In 2004, Congress ordered Homeland Security to create a list, updated annually, of the most important repairs at checkpoints nationwide.

But the Obama administration continued a Bush administration practice of considering other, more subjective factors when deciding which projects get money.

The results:

• A border station in Napolitano’s home state of Arizona is getting $199 million, five times more than any other station. It was not rated among the neediest projects on the master list.

• A checkpoint in Laredo, Texas, which serves more than 55,000 travelers and 4,200 trucks a day, is rated among the government’s highest priorities but was passed over.

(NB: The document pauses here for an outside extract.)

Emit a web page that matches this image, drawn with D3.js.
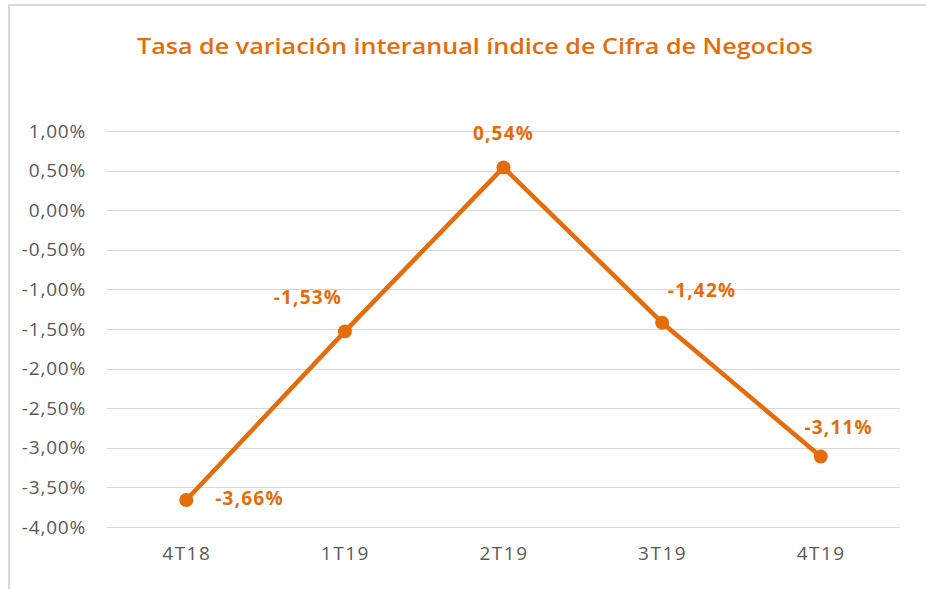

• The Westhope, N.D., checkpoint, which serves about 73 people a day and is among the lowest-priority projects, is set to get nearly $15 million for renovations.

• The Whitetail project — a border station the size and cost of a Hollywood mansion — benefited from two allies, Montana Sens. Max Baucus and Jon Tester. Both pressed Napolitano to finance projects in their state.

Customs and Border Protection, the Homeland Security agency overseeing border projects, allowed the AP to review the list but will not make it public or explain its justifications for deviating from it.

Customs officials said they wouldn’t release the master list because it was just a starting point and subject to misunderstanding. They acknowledged there’s no way for the public to know whether they are cherry-picking projects.

Some discrepancies between the stimulus plan and the priority list can be attributed to Congress, which set aside separate pools of money for large and small border stations. That guaranteed that a few small, probably lower-rated projects would be chosen ahead of bigger, higher-priority projects.

But it doesn’t explain all the discrepancies, because even within the two pools, Homeland Security sometimes reached way down on the list when selecting projects.